Ao longo de 8 episódios assistimos aos personagens de Rust e Marty a vaguearem por um ambiente soturno, quase labiríntico. Este universo metafórico, simbolizado através de elementos físicos como os ramos de árvores, círculos (que não se lembra de Time is a flat Circle?) e diversos bonecos em representação de cenas e momentos específicos, empresta a True Detective um tom quase catatónico. Os dois personagens chocam constantemente entre os seus problemas, formas de ver a vida e decisões erradas, convergindo de forma quase perfeita quando se trata da parte profissional. Se existe confronto entre a moralidade do homem, a criação e a morte, o sonambulismo social e a ausência de ambição isso é muito graças a Nietzsche. O escritor alemão inunda a série de referências e momentos marcantes, sendo E assim falava Zaratustra a maior referência.

Não só o papel/personagem de Matthew é um desempenho genial do próprio actor, mas também o de Woody Harrelson, que representa em si vários pecados mortais. Aliás, a série cria ao longo dos seus oito episódios diversos confrontos entre luz/escuridão e bem/mal, quase como um pequeno teste subjugado a cada um dos personagens principais. E é aqui que vemos a profundidade e complexidade do personagem de Woody, assente em vícios fáceis e que o contaminam por dentro.

A escolha da narrativa temporal é também interessante e acrescenta maior complexidade à história. Esta criação de duas narrativas paralelas cria em nós a incontrolável sensação de querermos descobrir mais, termos mais atenção a todos os detalhes. O problema é quando Nic Pizzolatto desconstrói essas duas narrativas e as funde numa só. E agora? De que forma é que devemos continuar a perseguir uma resposta? Devemos mudar a nossa abordagem de investigação? Esta escolha técnica não é sem dúvida ordem do acaso, mas sim de um profundo estudo social e comportamental. Ao criarem uma série baseada em cultos reais, influências literárias que estão à disposição de qualquer um, estão também a criar em cada espectador o gosto pela investigação. Ora se após alguns episódios nos habituados a uma determinada composição, é natural que a desconstrução da mesma nos traga o caos, assim como aos próprios personagens.

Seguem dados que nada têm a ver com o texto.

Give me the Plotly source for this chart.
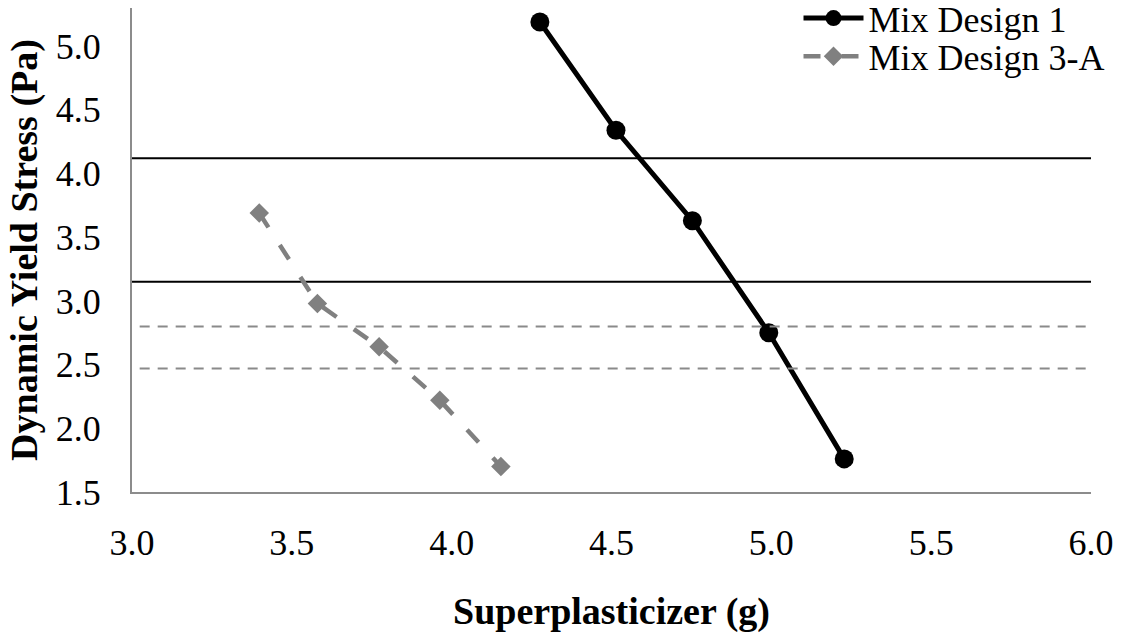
import plotly.graph_objects as go

# Data
mix1_x = [4.276, 4.514, 4.753, 4.992, 5.228]
mix1_y = [5.19, 4.34, 3.63, 2.75, 1.76]

mix3a_x = [3.398, 3.580, 3.773, 3.963, 4.154]
mix3a_y = [3.69, 2.98, 2.64, 2.22, 1.70]

solid_limits = [4.12, 3.15]
dashed_limits = [2.80, 2.47]

x_ticks = [3.0, 3.5, 4.0, 4.5, 5.0, 5.5, 6.0]
y_ticks = [1.5, 2.0, 2.5, 3.0, 3.5, 4.0, 4.5, 5.0]

FONT = "Times New Roman, Liberation Serif, serif"

fig = go.Figure()

fig.add_trace(go.Scatter(
    x=mix1_x, y=mix1_y, name="Mix Design 1", mode="lines+markers",
    line=dict(color="#000000", width=5),
    marker=dict(symbol="circle", size=19, color="#000000"),
    legend="legend",
))
fig.add_trace(go.Scatter(
    x=mix3a_x, y=mix3a_y, name="Mix Design 3-A", mode="lines+markers",
    line=dict(color="#808080", width=4.5, dash="17px,21px"),
    marker=dict(symbol="diamond", size=15, color="#808080"),
    legend="legend2",
))

for v in solid_limits:
    fig.add_shape(type="line", xref="paper", x0=0, x1=1, yref="y", y0=v, y1=v,
                  line=dict(color="#000000", width=2), layer="below")
for v in dashed_limits:
    fig.add_shape(type="line", xref="paper", x0=0.008, x1=1, yref="y", y0=v, y1=v,
                  line=dict(color="#8a8a8a", width=2, dash="10px,8px"), layer="above")

legend_common = dict(
    xanchor="left", yanchor="top",
    bgcolor="rgba(0,0,0,0)", font=dict(family=FONT, size=36, color="#000000"),
    itemwidth=60,
)

fig.update_layout(
    width=1123, height=633,
    margin=dict(l=132, r=32, t=8, b=141, autoexpand=False),
    paper_bgcolor="white", plot_bgcolor="white",
    font=dict(family=FONT, size=36, color="#000000"),
    showlegend=True,
    legend=dict(x=0.695, y=1.041, **legend_common),
    legend2=dict(x=0.695, y=0.962, **legend_common),
    xaxis=dict(
        range=[3.0, 6.0], tickvals=x_ticks, ticktext=[f"{v:.1f}" for v in x_ticks],
        showgrid=False, zeroline=False, showline=True, linecolor="#8c8c8c", linewidth=2,
        ticks="", ticklabelstandoff=18,
        tickfont=dict(family=FONT, size=36, color="#000000"),
        title=dict(text="<b>Superplasticizer (g)</b>", font=dict(family=FONT, size=38), standoff=38),
    ),
    yaxis=dict(
        range=[1.5, 5.3], tickvals=y_ticks, ticktext=[f"{v:.1f}" for v in y_ticks],
        showgrid=False, zeroline=False, showline=True, linecolor="#8c8c8c", linewidth=2,
        ticks="", ticklabelstandoff=22,
        tickfont=dict(family=FONT, size=36, color="#000000"),
        title=dict(text="<b>Dynamic Yield Stress (Pa)</b>", font=dict(family=FONT, size=38), standoff=6),
    ),
)

fig.write_html("out.html")
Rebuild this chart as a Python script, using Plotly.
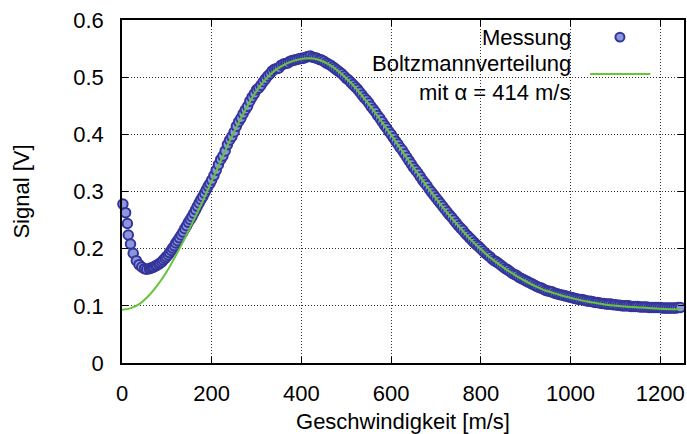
import plotly.graph_objects as go

speed = [2, 8, 12, 14, 19, 25, 32, 38, 44, 50, 55,
         61, 64, 68, 71, 75, 78, 82, 85, 89, 92, 96, 99, 103, 106, 110, 113, 117, 120, 124,
         128, 132, 136, 140, 144, 148, 152, 156, 160, 164, 168, 172, 176, 180, 184, 188, 192, 196, 200,
         205, 210, 215, 220, 225, 230, 235, 240, 245, 250, 255, 260, 265, 270, 275, 280, 285, 290, 295, 300,
         305, 310, 315, 320, 325, 330, 335, 340, 345, 350, 355, 360, 365, 370, 375, 380, 385, 390, 395, 400,
         405, 410, 415, 420, 425, 430, 435, 440, 445, 450, 455, 460, 465, 470, 475, 480, 485, 490, 495, 500,
         505, 510, 515, 520, 525, 530, 535, 540, 545, 550, 555, 560, 565, 570, 575, 580, 585, 590, 595, 600,
         605, 610, 615, 620, 625, 630, 635, 640, 645, 650, 655, 660, 665, 670, 675, 680, 685, 690, 695, 700,
         705, 710, 715, 720, 725, 730, 735, 740, 745, 750, 755, 760, 765, 770, 775, 780, 785, 790, 795, 800,
         805, 810, 815, 820, 825, 830, 835, 840, 845, 850, 855, 860, 865, 870, 875, 880, 885, 890, 895, 900,
         905, 910, 915, 920, 925, 930, 935, 940, 945, 950, 955, 960, 965, 970, 975, 980, 985, 990, 995, 1000,
         1005, 1010, 1015, 1020, 1025, 1030, 1035, 1040, 1045, 1050, 1055, 1060, 1065, 1070, 1075, 1080,
         1085, 1090, 1095, 1100, 1105, 1110, 1115, 1120, 1125, 1130, 1135, 1140, 1145, 1150, 1155, 1160,
         1165, 1170, 1175, 1180, 1185, 1190, 1195, 1200, 1205, 1210, 1215, 1220, 1225, 1230, 1235, 1240, 1245]
signal = [0.278, 0.263, 0.244, 0.224, 0.208, 0.192, 0.179, 0.172, 0.168, 0.165, 0.164,
          0.165, 0.166, 0.167, 0.168, 0.170, 0.171, 0.173,
          0.175, 0.177, 0.180, 0.183, 0.186, 0.189, 0.193, 0.197, 0.201, 0.205, 0.210, 0.214,
          0.219, 0.224, 0.229, 0.235, 0.240, 0.246, 0.251, 0.256, 0.262, 0.268, 0.274, 0.280, 0.286, 0.291,
          0.297, 0.303, 0.309, 0.314, 0.320,
          0.328, 0.337, 0.347, 0.356, 0.362, 0.371, 0.382, 0.390, 0.396, 0.404, 0.414, 0.422, 0.428, 0.436,
          0.443, 0.449, 0.458, 0.465, 0.471, 0.478,
          0.481, 0.486, 0.492, 0.497, 0.502, 0.506, 0.511, 0.514, 0.515, 0.516, 0.521, 0.523, 0.524, 0.525,
          0.528, 0.529, 0.530, 0.531, 0.532, 0.533,
          0.533, 0.535, 0.536, 0.537, 0.535, 0.534, 0.533, 0.531, 0.530, 0.528, 0.525, 0.523, 0.521, 0.518,
          0.515, 0.512, 0.509, 0.506, 0.502, 0.498,
          0.495, 0.491, 0.487, 0.483, 0.479, 0.474, 0.469, 0.464, 0.460, 0.455, 0.449, 0.444, 0.439, 0.433,
          0.428, 0.422, 0.416, 0.411, 0.405, 0.400,
          0.394, 0.388, 0.383, 0.377, 0.372, 0.366, 0.360, 0.354, 0.348, 0.342, 0.337, 0.332, 0.326, 0.320,
          0.315, 0.310, 0.304, 0.299, 0.294, 0.289,
          0.284, 0.279, 0.274, 0.269, 0.264, 0.259, 0.255, 0.250, 0.245, 0.240, 0.236, 0.232, 0.227, 0.223,
          0.219, 0.215, 0.211, 0.207, 0.204, 0.200,
          0.196, 0.192, 0.189, 0.186, 0.182, 0.179, 0.177, 0.174, 0.171, 0.168, 0.165, 0.163, 0.160, 0.157,
          0.155, 0.153, 0.150, 0.148, 0.146, 0.144,
          0.142, 0.140, 0.138, 0.136, 0.134, 0.132, 0.131, 0.129, 0.127, 0.126, 0.125, 0.124, 0.122, 0.121,
          0.120, 0.119, 0.118, 0.117, 0.116, 0.115,
          0.114, 0.113, 0.112, 0.111, 0.111, 0.110, 0.109, 0.108, 0.108, 0.107, 0.106, 0.106, 0.105, 0.104,
          0.104, 0.103,
          0.103, 0.103, 0.102, 0.102, 0.101, 0.101, 0.100, 0.100, 0.100, 0.100, 0.099, 0.099, 0.099, 0.099,
          0.098, 0.098,
          0.098, 0.098, 0.097, 0.097, 0.097, 0.097, 0.097, 0.097, 0.096, 0.096, 0.096, 0.096, 0.096, 0.096,
          0.096, 0.097, 0.097]

# Boltzmann fit curve
fit_speed = [0, 20, 40, 60, 80, 100, 120, 140, 160, 180, 200, 220, 240, 260, 280, 300,
             320, 340, 360, 380, 400, 420, 440, 460, 480, 500, 520, 540, 560, 580, 600,
             620, 640, 660, 680, 700, 720, 740, 760, 780, 800, 820, 840, 860, 880, 900,
             920, 940, 960, 980, 1000, 1040, 1080, 1120, 1160, 1200, 1245]
fit_signal = [0.093, 0.096, 0.104, 0.118, 0.137, 0.160, 0.188, 0.218, 0.250, 0.283, 0.318,
              0.353, 0.388, 0.420, 0.450, 0.476, 0.496, 0.511, 0.521, 0.528, 0.532, 0.533,
              0.530, 0.523, 0.512, 0.498, 0.482, 0.463, 0.443, 0.421, 0.399, 0.376, 0.353,
              0.331, 0.309, 0.288, 0.268, 0.249, 0.231, 0.214, 0.199, 0.185, 0.173, 0.162,
              0.152, 0.143, 0.135, 0.128, 0.123, 0.118, 0.114, 0.107, 0.102, 0.099, 0.097,
              0.095, 0.094]

x_ticks = [0, 200, 400, 600, 800, 1000, 1200]
y_ticks = [0, 0.1, 0.2, 0.3, 0.4, 0.5, 0.6]

label_meas = "Messung"
label_fit1 = "Boltzmannverteilung"
label_fit2 = "mit α = 414 m/s"

FILL = "#8b97dc"
EDGE = "#34359b"
GREEN = "#66c43a"
FONT = "Liberation Sans, Arial, Helvetica, sans-serif"

fig = go.Figure()
fig.add_trace(go.Scatter(
    x=speed, y=signal, mode="markers", cliponaxis=False,
    marker=dict(size=9.5, color=FILL, line=dict(color=EDGE, width=2)),
    showlegend=False))
fig.add_trace(go.Scatter(
    x=fit_speed, y=fit_signal, mode="lines", line_shape="spline",
    line=dict(color=GREEN, width=2), showlegend=False))

axis_common = dict(
    showline=True, linecolor="black", linewidth=1.5, mirror="ticks",
    ticks="inside", ticklen=6, tickwidth=1, tickcolor="black",
    showgrid=True, gridcolor="#333333", gridwidth=1, griddash="1px,2px",
    zeroline=False, automargin=False,
    tickfont=dict(family=FONT, size=22, color="black"),
)

fig.update_xaxes(range=[0, 1253], tickvals=x_ticks, ticklabelstandoff=10,
                 title=dict(text="Geschwindigkeit [m/s]", standoff=15,
                            font=dict(family=FONT, size=22, color="black")),
                 **axis_common)
fig.update_yaxes(range=[0, 0.6], tickvals=y_ticks, ticklabelstandoff=12,
                 title=dict(text="Signal [V]", standoff=38,
                            font=dict(family=FONT, size=22, color="black")),
                 **axis_common)

# legend: white box hiding the grid, texts left of samples
fig.add_shape(type="rect", xref="paper", yref="paper", x0=0.479, x1=1.0, y0=0.743, y1=1.0,
              fillcolor="white", line=dict(width=0), layer="between")
ann_font = dict(family=FONT, size=22, color="black")
fig.add_annotation(xref="paper", yref="paper", x=0.8025, y=0.950, text=label_meas,
                   showarrow=False, xanchor="right", yanchor="middle", font=ann_font)
fig.add_annotation(xref="paper", yref="paper", x=0.8025, y=0.874, text=label_fit1,
                   showarrow=False, xanchor="right", yanchor="middle", font=ann_font)
fig.add_annotation(xref="paper", yref="paper", x=0.8025, y=0.790, text=label_fit2,
                   showarrow=False, xanchor="right", yanchor="middle", font=ann_font)
fig.add_shape(type="circle", xref="paper", yref="paper",
              x0=0.886 - 0.008, x1=0.886 + 0.008, y0=0.950 - 0.013, y1=0.950 + 0.013,
              fillcolor=FILL, line=dict(color=EDGE, width=2), layer="above")
fig.add_shape(type="line", xref="paper", yref="paper", x0=0.833, x1=0.940, y0=0.8426, y1=0.8426,
              line=dict(color=GREEN, width=2), layer="above")

fig.update_layout(
    width=687, height=434, autosize=False,
    margin=dict(l=122, r=3, t=20, b=71),
    paper_bgcolor="white", plot_bgcolor="white",
    font=dict(family=FONT, size=22, color="black"),
)

fig.write_html("out.html")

A nível técnico a série está noutro nível. A demonstrar isso mesmo está o plano sequência do episódio quatro. Quase seis minutos em que o personagem Rust atravessa diversas casas de um bairro prestes a explodir. Este ambiente meio noir leva-nos por vezes até Touch of Evil de Orson Welles, ou The Night Hunter de Charles Laughton. A influência cinematográfica dos planos, fotografia, composição e também personagens é indiscutivelmente norte-americana. Podemos ver alguns traços do cinema clássico de John Ford, assim como do cinema mais moderno representado em Manhunt e Heat, ambos de Michael Mann.

Nic Pizzolatto fez bem o trabalho de casa. Escolheu um tema, estudou os clássicos de literatura e cinema referentes ao universo que criou. A tudo isso juntou dois dos personagens mais sólidos que alguma vez vimos numa série de televisão, deu-lhes alma, identidade e emoção. E por fim pegou num dos realizadores mais promissores da sua geração, deu-lhe liberdade  criativa e escolheu uma equipa técnica com a escola do cinema clássico. Pizzolatto criou assim uma obra de culto.

Influências literárias: The King in Yellow, por Robert W. Chambers, The Complete Short Stories, por Ambrose Bierce (especificamente a história intitulada An Inhabitant of Carcosa), várias obras de H. P. Lovecraft, The Imago Sequence & Other Stories, por Laird Barron,Thus Spake Zarathustra, por Friedrich Nietzsche.

Influências cinematográficas: The Night of The Hunter, de Charles Laughton, Manhunter, de Michael MannTouch of Evil, de Orson Welles, Lost Highway, de David Lynch, The Addiction, de Abel Ferrara, Rope, de Alfred Hitchcock, Hickey & Boggs, de Robert Culp, Blood Simple, de Joel & Ethan Coen, Killer Joe, de William Friedkin e Heat, de Michael Mann.